10 responses to “Review: Wonder Woman 84”

  1. I think the film really suffered from having two villains. Pedro Pascal chewed the scenery with great gusto, but Barbara Minerva/Cheetah could have been the far more interesting antagonist if they’d fleshed out her character a bit more. Her “people like you” rant to Diana struck me as being the key to her character and a missed opportunity. And yeah, the way they brought Steve Trevor back….it gets more yucky the longer you think about it. If we’re going with (ugh) magical wishes anyway, why not magically wish him a body into existence instead of borrowing someone else’s?

    There were quite a few good moments in this, but it didn’t hold up to the first film, for me.

    Liked by 2 people

    • What I thought was really odd about the squicky implications of the possession was that the film emphasizes that the wishes are morally wrong but skips over any hint of their being an issue with the mechanics of Steve is back, even though it is the biggest red-flag that the stone is evil.

      Liked by 1 person

    • It reminded me a lot of Iron Man 2, which suffers from some of the same problems: overstuffed, and the two villains simply aren’t that interesting or well-developed; Kristen Wiig’s character pre-wish is basically just her Ghostbusters character.

      Liked by 1 person

  2. So I enjoyed the film, although I didn’t love it – I think It works better if you consider each of the individual pieces – the action sequences, the fish out of water romance, – than as the total whole, although the message of the final problem being solved by appealing to truth and good nature is very much in line with Wonder Woman: more so than in the first movie of her just beating up Ares. There are a lot of plot holes, especially with regards to the mechanics of the wishes and why and how they backfire, and yes Steve Trevor coming back like that is especially unnecessary and squicky and makes me wonder if there was more about that in an earlier draft that was left on the cutting room floor.

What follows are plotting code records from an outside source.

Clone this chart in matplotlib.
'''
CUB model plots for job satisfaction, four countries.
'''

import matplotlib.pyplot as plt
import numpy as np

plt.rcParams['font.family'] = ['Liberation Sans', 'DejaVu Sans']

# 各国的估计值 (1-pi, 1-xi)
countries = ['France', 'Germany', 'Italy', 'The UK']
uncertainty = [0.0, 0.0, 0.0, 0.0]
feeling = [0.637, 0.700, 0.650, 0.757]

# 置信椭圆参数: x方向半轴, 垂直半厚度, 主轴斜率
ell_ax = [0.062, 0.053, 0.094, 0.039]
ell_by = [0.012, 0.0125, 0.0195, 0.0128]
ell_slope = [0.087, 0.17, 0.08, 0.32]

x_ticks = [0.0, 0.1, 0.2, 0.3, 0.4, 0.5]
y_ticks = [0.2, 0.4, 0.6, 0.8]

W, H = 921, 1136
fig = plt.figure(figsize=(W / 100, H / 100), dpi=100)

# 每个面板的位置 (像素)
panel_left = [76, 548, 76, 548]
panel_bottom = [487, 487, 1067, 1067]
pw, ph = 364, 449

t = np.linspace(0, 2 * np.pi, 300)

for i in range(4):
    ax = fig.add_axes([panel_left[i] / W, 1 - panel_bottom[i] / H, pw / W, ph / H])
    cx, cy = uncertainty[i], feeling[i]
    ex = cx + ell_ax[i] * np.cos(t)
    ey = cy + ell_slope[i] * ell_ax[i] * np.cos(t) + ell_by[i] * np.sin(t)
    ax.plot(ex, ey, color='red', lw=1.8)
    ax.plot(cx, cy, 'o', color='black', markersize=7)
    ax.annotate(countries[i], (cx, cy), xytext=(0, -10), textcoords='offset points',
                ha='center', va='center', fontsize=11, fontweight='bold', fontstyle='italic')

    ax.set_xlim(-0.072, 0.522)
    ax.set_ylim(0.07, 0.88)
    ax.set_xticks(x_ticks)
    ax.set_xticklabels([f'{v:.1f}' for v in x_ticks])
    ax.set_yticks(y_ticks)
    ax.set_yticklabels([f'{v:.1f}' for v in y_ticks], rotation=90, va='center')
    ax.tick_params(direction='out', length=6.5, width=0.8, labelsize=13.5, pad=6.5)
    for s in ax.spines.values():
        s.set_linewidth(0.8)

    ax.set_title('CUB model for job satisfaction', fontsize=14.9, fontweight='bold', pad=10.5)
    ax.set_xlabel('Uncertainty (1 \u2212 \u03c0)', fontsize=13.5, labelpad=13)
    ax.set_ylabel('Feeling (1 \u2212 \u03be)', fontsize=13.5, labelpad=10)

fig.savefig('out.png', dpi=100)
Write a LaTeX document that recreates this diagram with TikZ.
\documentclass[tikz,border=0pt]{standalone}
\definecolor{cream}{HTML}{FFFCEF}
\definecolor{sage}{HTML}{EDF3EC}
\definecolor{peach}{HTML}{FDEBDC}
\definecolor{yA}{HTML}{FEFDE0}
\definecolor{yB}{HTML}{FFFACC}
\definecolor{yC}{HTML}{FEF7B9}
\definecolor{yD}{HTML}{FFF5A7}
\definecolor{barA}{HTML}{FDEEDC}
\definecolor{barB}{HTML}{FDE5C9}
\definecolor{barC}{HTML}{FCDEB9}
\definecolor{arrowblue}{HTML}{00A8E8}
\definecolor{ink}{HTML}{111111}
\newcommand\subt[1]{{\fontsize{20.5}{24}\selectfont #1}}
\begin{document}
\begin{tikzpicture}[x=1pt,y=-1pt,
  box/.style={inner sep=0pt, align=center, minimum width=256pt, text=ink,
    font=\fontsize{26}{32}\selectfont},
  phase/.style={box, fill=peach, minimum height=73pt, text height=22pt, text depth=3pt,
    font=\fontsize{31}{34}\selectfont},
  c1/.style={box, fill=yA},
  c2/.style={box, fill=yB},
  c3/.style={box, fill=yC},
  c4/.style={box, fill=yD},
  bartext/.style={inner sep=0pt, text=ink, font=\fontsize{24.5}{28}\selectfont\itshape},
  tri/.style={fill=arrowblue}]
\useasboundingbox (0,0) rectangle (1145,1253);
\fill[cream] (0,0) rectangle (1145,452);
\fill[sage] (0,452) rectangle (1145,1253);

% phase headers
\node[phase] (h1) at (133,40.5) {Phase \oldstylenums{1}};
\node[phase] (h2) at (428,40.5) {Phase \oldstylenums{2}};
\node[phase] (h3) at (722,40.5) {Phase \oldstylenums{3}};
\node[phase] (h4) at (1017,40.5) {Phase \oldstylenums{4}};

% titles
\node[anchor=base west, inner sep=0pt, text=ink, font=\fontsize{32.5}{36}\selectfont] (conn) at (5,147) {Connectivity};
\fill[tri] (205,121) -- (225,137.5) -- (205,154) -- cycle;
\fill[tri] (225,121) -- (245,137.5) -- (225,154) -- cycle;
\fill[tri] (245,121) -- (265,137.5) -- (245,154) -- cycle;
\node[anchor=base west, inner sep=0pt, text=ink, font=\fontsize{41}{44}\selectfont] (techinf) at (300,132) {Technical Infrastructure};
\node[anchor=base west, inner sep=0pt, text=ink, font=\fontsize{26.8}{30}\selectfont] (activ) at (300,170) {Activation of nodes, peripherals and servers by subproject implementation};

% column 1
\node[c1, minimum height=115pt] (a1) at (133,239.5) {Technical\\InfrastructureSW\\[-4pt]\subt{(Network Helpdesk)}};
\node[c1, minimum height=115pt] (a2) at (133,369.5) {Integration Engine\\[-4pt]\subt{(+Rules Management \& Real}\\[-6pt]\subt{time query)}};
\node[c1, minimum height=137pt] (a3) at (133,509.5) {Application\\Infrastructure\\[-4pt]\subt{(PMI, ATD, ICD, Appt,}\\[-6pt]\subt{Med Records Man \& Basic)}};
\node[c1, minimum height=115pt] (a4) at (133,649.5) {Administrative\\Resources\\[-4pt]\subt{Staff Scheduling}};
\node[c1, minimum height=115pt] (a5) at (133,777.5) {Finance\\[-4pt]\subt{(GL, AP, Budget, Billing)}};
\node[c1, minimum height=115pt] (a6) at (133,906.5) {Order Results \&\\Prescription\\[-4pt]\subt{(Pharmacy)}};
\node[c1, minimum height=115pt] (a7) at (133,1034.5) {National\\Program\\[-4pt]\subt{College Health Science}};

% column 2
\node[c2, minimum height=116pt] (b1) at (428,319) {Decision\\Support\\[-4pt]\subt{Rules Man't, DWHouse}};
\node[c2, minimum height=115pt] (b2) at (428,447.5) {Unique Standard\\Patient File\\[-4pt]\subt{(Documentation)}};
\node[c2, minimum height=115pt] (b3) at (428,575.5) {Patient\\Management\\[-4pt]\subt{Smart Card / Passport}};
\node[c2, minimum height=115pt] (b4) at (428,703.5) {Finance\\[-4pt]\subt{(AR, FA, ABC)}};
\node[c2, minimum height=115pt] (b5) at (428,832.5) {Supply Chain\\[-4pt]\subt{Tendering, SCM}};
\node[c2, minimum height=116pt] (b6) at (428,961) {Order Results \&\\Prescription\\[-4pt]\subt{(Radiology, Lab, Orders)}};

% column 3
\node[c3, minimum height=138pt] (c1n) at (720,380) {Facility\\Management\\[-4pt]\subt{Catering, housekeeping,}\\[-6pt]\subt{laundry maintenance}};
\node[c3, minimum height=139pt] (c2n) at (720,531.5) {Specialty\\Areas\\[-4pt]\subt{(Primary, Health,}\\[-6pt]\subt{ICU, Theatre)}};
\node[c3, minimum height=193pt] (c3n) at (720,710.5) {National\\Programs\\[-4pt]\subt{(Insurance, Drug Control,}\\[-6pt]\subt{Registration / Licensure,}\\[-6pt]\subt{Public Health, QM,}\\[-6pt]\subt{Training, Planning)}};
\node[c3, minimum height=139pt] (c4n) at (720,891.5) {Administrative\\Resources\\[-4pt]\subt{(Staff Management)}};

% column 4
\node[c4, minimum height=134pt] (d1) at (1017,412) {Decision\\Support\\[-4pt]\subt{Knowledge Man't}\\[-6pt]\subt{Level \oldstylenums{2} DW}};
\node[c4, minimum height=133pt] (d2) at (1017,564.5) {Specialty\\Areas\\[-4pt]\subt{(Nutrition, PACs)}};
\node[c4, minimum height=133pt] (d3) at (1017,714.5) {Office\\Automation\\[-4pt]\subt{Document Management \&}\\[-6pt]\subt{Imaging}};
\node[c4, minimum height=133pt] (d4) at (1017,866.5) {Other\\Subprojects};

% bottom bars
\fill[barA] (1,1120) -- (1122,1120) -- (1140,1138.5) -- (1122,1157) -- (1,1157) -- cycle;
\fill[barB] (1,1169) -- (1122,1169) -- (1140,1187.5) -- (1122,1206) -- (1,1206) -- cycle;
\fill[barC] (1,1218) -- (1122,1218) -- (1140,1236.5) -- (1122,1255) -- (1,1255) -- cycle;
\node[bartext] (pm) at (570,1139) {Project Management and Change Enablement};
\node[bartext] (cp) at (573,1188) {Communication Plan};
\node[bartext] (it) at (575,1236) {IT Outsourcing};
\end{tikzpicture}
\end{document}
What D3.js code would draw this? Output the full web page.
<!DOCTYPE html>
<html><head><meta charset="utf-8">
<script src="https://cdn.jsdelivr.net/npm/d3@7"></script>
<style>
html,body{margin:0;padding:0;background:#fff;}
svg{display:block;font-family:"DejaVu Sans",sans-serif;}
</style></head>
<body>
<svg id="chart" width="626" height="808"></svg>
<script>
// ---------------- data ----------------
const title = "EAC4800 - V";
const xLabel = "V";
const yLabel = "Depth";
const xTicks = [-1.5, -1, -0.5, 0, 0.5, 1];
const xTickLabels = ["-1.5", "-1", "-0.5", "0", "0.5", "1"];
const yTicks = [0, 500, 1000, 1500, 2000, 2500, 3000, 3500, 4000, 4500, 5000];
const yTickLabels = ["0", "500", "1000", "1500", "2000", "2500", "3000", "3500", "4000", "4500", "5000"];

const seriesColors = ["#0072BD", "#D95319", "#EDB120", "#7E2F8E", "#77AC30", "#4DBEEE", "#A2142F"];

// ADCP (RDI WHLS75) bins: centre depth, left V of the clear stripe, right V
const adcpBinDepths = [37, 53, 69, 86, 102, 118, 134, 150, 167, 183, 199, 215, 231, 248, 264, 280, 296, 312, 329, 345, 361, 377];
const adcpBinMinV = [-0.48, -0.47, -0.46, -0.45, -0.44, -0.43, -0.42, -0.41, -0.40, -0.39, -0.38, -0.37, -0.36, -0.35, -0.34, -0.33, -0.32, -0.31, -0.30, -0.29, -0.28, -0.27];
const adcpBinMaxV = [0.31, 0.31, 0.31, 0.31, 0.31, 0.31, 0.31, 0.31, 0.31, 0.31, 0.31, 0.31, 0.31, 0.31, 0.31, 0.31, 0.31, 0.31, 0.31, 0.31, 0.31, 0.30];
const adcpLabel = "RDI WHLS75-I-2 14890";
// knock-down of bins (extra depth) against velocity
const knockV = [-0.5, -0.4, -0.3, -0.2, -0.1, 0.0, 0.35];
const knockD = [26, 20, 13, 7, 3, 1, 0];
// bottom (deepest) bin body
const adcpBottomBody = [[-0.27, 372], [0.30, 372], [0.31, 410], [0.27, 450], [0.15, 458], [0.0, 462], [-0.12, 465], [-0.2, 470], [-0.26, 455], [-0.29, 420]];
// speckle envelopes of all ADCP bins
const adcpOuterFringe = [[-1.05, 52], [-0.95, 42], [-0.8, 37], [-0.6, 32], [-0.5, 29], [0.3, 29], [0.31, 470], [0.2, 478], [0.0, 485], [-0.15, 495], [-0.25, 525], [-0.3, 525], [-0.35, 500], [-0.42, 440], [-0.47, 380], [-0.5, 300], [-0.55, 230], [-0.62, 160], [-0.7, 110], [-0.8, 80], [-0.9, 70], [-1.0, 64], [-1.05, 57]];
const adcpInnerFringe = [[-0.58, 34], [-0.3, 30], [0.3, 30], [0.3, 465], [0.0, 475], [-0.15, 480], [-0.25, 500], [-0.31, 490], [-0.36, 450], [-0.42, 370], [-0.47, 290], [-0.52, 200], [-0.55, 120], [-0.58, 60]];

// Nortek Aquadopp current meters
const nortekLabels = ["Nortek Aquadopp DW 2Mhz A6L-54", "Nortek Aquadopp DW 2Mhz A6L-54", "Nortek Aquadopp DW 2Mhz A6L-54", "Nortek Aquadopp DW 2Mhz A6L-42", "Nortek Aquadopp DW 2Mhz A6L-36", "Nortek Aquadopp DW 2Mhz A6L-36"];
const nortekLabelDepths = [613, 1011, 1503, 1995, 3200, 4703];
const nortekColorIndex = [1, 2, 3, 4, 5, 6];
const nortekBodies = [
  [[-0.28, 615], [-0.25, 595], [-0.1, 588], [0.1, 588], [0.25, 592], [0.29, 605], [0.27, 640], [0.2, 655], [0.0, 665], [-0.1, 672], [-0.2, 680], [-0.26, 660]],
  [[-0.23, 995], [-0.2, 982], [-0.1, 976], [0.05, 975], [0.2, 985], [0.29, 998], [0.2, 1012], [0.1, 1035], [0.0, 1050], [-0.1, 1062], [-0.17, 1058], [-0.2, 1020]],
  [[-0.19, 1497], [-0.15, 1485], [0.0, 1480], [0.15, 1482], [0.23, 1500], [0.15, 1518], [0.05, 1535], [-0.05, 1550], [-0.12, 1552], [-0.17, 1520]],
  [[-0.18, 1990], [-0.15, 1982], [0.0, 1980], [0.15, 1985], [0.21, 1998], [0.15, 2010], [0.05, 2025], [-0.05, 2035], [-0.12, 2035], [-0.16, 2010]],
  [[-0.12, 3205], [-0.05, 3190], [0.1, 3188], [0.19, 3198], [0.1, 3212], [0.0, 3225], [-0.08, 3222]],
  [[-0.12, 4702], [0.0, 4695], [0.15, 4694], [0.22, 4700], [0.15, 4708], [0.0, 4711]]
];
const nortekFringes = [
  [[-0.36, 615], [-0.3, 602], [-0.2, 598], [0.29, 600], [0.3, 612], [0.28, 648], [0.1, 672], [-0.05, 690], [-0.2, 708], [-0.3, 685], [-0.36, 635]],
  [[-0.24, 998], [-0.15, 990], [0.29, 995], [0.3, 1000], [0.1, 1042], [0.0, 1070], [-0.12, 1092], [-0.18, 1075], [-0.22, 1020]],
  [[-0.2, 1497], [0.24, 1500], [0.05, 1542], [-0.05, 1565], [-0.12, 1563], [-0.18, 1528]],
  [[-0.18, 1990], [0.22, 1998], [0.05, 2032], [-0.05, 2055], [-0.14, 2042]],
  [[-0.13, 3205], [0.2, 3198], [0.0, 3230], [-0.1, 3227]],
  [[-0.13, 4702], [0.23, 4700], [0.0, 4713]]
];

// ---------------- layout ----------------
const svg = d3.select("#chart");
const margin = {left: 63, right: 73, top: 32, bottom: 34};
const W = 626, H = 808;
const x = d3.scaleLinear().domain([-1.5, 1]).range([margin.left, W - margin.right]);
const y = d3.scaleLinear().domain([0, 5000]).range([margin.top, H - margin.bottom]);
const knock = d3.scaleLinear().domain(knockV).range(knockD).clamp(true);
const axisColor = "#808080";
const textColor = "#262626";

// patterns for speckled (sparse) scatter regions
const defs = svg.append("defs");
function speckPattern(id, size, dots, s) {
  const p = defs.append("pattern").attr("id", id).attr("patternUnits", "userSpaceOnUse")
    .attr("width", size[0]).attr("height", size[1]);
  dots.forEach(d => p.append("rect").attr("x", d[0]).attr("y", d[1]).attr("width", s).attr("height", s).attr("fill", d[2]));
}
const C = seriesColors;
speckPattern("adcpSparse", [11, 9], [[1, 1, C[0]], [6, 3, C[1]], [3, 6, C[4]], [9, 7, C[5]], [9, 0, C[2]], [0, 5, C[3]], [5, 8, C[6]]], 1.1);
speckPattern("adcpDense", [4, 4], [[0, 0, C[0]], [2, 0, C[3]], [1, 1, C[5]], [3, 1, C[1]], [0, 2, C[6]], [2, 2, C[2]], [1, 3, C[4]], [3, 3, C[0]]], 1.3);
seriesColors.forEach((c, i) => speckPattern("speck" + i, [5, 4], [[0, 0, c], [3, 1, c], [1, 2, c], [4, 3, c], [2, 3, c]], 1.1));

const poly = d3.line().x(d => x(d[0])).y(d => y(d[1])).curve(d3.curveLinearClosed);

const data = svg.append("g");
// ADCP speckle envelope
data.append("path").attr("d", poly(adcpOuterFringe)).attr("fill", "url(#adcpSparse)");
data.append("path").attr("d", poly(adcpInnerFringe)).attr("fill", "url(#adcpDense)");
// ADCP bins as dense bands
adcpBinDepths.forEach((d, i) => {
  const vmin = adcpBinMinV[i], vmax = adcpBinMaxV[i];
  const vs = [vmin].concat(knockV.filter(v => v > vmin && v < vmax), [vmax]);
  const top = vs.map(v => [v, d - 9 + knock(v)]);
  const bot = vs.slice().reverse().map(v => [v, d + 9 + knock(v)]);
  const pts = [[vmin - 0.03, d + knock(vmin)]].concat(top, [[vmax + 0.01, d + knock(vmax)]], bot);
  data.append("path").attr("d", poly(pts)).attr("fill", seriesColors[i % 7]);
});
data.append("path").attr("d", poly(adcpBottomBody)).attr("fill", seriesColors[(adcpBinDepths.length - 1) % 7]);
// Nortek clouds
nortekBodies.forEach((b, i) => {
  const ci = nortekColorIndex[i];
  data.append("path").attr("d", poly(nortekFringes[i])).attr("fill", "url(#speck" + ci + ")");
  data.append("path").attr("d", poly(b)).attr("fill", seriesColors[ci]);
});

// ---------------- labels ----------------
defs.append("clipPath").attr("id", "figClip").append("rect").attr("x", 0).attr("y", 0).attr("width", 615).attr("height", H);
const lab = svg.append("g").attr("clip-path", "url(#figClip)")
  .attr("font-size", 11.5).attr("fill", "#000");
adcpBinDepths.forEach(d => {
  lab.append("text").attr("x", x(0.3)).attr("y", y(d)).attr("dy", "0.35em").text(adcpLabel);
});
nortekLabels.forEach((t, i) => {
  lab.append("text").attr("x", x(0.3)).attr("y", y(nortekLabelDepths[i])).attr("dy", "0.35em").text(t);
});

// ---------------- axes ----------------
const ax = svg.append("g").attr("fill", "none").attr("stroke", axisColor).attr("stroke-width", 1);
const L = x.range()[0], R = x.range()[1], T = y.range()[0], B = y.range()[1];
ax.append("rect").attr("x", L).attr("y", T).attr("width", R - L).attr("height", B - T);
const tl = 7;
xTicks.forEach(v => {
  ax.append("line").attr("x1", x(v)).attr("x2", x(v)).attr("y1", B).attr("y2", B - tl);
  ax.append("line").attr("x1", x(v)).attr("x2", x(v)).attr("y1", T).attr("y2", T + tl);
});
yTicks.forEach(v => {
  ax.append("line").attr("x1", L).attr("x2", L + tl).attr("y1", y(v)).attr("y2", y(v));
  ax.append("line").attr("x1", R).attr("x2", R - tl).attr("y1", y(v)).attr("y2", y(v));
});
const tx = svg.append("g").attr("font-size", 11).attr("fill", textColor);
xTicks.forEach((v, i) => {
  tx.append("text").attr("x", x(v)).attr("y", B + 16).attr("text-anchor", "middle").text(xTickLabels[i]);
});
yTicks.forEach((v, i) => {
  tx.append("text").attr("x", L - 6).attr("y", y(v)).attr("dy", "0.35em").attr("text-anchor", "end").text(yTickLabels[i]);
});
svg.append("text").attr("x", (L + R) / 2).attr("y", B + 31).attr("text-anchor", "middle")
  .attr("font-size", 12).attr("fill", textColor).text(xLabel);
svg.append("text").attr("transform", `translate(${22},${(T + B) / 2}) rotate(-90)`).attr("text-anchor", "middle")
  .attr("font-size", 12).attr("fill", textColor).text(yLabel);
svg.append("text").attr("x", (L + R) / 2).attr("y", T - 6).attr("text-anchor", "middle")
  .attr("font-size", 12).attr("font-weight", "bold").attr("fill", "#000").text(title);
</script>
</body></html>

    My biggest issue honestly is that, even if the movie tries to justify it by having it be the backlash of Barbara’s wish, I hate the trope that a nerdy introverted but kind and well meaning person will naturally turn into a monster if given the social skills and standing/beauty that they longed for: it suggests that such people are kind only because they don’t have the chance to be anything else, which is just ugh. And honestly by making it the cost of Barbara’s wish, it seemingly suggests that the only valuable thing Barbara had to lose would be her goodness, which is just so depressingly stupid: Barbara may not have been fully happy with her life before the stone, but everyone has things they do care about and enjoy and that matter to them.

    Liked by 3 people

    • //Steve Trevor coming back like that is especially unnecessary and squicky and makes me wonder if there was more about that in an earlier draft that was left on the cutting room floor.//

      Yes, I think something must have been cut. I’m going to discuss it later in the week I think.

      Liked by 1 person

      • Well, I hope something was cut. But remember, Patty Jenkins has a co-writing credit on this script. I’m really disappointed, and dismayed, that she signed off on something as squicky as that. Especially since, if the bloody wishing stone could conjure nuclear missiles out of nowhere, it could damn well conjure Steve Trevor a body.

        Liked by 1 person

    • Plus, the treatment of Barbara pre-stone is just ridiculously over the top: she’s well enough thought of professionally to have been selected from what would have been a very competitive pool of applicants for a research position at the Smithsonian, yet we’re supposed to believe that the woman who is her department head doesn’t even remember who she is.

      Liked by 2 people

  3. Both WW films walk right up to interesting ideas and then flee them in terror. This one could have worked if they’d gone Full Gaiman and had Max Lord handing out beaucoup wishes much earlier. Then they’d have time for Diana to find a solid, non-cliché resolution of the central difficulty: we all want incompatible things, but many people’s wishes will have been just or at least harmless, so you’re asking a hell of a lot if you want them to give those up. Cheetah can then take the much more sympathetic role as the HELL NO voice of all those of whom too much renunciation is demanded.

    Given how much time was spent on one of the worst action sequences in recent superhero movies — that chase scene in Cairo — they could have found room for more weird urban fantasy.

    I still enjoyed quite a bit about the movie. The fight scene in the mall was great; the rapport between Barbara and Diana was lovely, as was the chemistry between Pine and Gadot. And the movie got 1980s DC local color (the white parts anyway) flawlessly, better than any movie set in DC made in the 1980s!